Enable the Sentry Service for Hue
Sentry privileges will be enabled to determine which Hive / Impala databases and tables a user can see or modify from the Hue. The user who is logging into the Hue must have equivalent OS-level user account on all hosts to authenticate the user. And the user group also should be as the user group to whom privileges are given.
- Go to the Hue service.
- Click the Configuration tab.
- Select Scope -> Hue (Service-Wide).
- Select Category -> Main.
- Locate the Sentry Service property and select Sentry.
- Click Save Changes to commit the changes.
- Restart Hue.
Add Sentry Admin Group
We can add the group in which users who are part of the specific group can create roles and corresponding privileges.
- Go to the Sentry service.
- Click the Configuration tab.
- Locate the “Admin Groups” property and add the group of users (E.g.:sentryadmin) who can be the Sentry admin.
- Click Save Changes to deploy client configuaration.
Once you are done with the configurations, you can create the roles and privileges for the users.
Creating a user in sentryadmin group
Here we will adding itversity user to sentryadmin group who can create the roles.
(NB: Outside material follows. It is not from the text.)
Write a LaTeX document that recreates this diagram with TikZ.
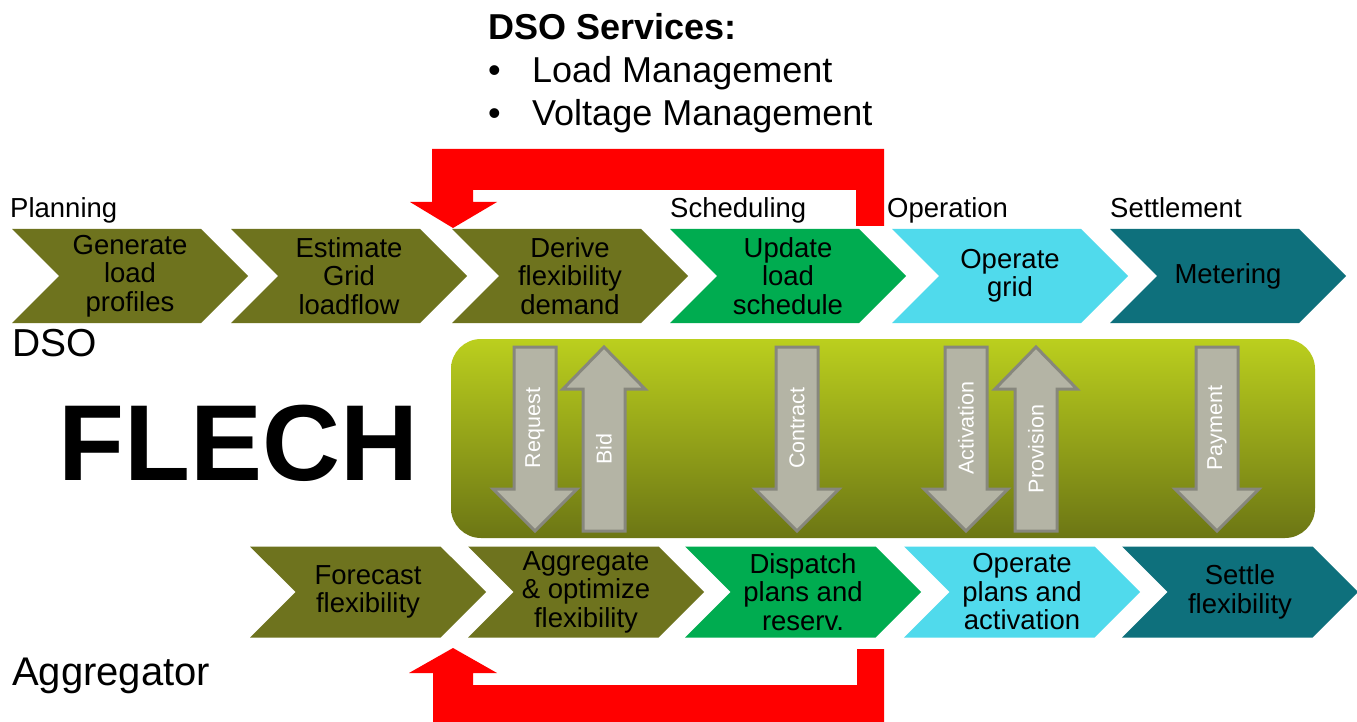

https://gist.github.com/dgadiraju/8e3d8d4968cd927a3fcfc682f7bc3b07
Creating Roles and Grant appropriate Permissions
Launch to beeline shell as SentryAdmin user
beeline !connect jdbc:hive2://bigdataserver-4.c.smooth-unison-219405.internal:10000/default
Give the username and password as itversity and user password. Then we will log in as sentry admin user who can create roles and privileges.
- To create an admin role who can access all the databases on the Hive Server
Create role admin GRANT ALL ON SERVER server1 TO ROLE admin; GRANT ROLE admin TO GROUP sentryadmin;
- To create developers role who can access to specific DB (retail_db) in this case.
Create role developers; GRANT ALL ON DATABASE retail_db TO ROLE developers; GRANT ROLE developers TO GROUP developers;
Once you are done with creating the roles, you can log in to beeline shell as one user who is in part of the developers group and check the access.